Here, Cooger delivers the most powerful scene of the entire movie. Looking out at a beautiful sunset, Killmonger tells T’Challa that this is the sunset his father had always wanted to show him. T’Challa contemplates saving Killmonger, but when he brings up how T’Challa could easily heal him, Killmonger says this:
“Why? So you can just lock me up? No, bury me in the ocean. That way, I can be with my ancestors. My ancestors who sailed on the ships, who jumped into the ocean because they’d rather have death than live in bondage–,”. Killmonger then grabs the spear and rips it out of his chest, killing him instantly.
This, this is the most important quote in the entire movie. It speaks so many volumes because he’d rather die than be exiled and left to die in prison cell like so many other African men are forced to do today. The cause is just.

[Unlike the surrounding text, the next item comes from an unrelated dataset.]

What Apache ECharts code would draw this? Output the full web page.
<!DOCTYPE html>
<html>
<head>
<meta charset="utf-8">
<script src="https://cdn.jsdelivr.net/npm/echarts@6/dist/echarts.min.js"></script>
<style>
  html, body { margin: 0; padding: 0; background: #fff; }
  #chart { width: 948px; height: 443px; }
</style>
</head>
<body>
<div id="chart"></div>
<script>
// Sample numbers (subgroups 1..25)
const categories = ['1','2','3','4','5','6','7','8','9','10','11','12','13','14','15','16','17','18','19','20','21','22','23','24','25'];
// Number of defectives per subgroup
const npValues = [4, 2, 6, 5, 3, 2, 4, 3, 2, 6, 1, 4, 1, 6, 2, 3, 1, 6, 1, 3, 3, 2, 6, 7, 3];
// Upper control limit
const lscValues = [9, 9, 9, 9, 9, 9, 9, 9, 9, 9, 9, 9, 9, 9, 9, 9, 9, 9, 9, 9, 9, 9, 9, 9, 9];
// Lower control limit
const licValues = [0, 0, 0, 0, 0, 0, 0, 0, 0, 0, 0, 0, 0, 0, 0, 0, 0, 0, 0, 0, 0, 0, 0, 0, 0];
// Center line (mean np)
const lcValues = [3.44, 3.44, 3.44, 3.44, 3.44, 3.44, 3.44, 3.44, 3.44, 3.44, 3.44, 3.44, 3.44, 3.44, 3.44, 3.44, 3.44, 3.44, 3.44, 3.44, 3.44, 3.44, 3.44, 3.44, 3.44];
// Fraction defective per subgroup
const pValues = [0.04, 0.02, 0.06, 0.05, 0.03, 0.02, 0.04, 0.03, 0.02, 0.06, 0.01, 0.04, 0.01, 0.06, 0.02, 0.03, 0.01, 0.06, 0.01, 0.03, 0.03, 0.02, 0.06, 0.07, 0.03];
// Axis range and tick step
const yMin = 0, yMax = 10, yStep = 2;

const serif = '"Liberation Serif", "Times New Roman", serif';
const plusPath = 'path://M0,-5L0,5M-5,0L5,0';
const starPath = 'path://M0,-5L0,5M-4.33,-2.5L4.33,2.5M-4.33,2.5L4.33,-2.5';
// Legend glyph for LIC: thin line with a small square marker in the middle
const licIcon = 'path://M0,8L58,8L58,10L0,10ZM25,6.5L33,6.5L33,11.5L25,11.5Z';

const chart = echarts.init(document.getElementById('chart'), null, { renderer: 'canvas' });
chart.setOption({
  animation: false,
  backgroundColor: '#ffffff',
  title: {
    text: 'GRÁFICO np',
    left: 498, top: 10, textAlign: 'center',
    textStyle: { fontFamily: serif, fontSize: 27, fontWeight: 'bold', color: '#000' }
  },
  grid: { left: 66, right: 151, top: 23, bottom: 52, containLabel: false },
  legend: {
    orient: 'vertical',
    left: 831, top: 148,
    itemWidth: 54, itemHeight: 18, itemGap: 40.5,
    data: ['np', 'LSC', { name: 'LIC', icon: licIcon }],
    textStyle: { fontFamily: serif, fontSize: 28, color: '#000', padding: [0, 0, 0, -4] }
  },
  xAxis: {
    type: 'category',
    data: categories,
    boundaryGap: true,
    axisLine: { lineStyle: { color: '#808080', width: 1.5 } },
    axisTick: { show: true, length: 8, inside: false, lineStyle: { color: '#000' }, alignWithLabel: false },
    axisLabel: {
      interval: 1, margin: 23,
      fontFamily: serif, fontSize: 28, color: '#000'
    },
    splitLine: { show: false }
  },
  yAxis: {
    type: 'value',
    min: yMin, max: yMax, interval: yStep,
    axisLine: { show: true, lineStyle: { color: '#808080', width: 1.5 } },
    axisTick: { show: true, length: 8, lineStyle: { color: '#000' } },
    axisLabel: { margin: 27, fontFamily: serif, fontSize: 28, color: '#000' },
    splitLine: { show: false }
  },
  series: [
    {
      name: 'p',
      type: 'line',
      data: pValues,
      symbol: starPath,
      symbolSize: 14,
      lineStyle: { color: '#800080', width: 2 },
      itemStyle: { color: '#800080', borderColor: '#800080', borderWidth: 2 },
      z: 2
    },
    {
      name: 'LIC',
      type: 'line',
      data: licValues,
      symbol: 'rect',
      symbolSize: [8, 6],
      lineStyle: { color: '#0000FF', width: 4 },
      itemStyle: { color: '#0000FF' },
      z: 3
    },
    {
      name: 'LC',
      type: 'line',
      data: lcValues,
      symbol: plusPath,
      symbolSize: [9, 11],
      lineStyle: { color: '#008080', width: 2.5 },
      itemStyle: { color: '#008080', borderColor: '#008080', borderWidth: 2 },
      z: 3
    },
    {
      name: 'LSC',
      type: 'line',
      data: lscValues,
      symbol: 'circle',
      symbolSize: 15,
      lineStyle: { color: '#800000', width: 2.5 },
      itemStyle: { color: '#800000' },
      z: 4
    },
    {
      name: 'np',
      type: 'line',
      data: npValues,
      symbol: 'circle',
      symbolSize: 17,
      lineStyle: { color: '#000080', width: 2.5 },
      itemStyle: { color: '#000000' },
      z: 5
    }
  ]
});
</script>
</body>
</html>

There are still so many things to mention. All of the female characters are so well-developed and perfectly crafted. Okoye shines as the General of the Royal Guard. There is no moment where she is not completely and 100% badass. Nakia, lead-warrior for one of the Wakandian tribes and former lover of T’Challa, is beautifully written. The romance between T’Challa and Nakia does not at all feel forced but instead embraced.
Cooger beautifully crafts the world of Wakanda, bringing together five Wakandian tribes that each have their own culture and traditions they live by. Wakanda fills like a vibrant and colorful world that can fully stand on its own. The rich technology that Wakanda built using the most powerful metal known to man, vibranium, is magnificent and awesome to gaze in awe at. All the different colors, whether it be the clothing that the Wakandians wear, or the colors of Wakanda itself shine majestically. I’m still in awe.
The action scenes (noticeably without ANY slow-mo sequences) are well-choreographed and feel so complex and realistic at the same time. It is such an amazing sight to marvel at when T’Challa gracefully hops from one cr to the next in a fast-paced car chase in downtown South Korea. I must say, every location that Black Panther visits feels alive and vibrant, just like Wakanda. There’s never a dull moment in any scene. The movie is well-paced and well edited.
There was never a moment in the movie where I was stuck thinking that “Hey, this could use some fixing or differently editing” or “Hey, that line could have been constructed differently”. Everything, top to bottom, was perfect. That’s why, Black Panther, gets 10/10 stars from me. Please, I beg of you, go see this movie. It is a celebration of culture and cinematography that you will not want to miss.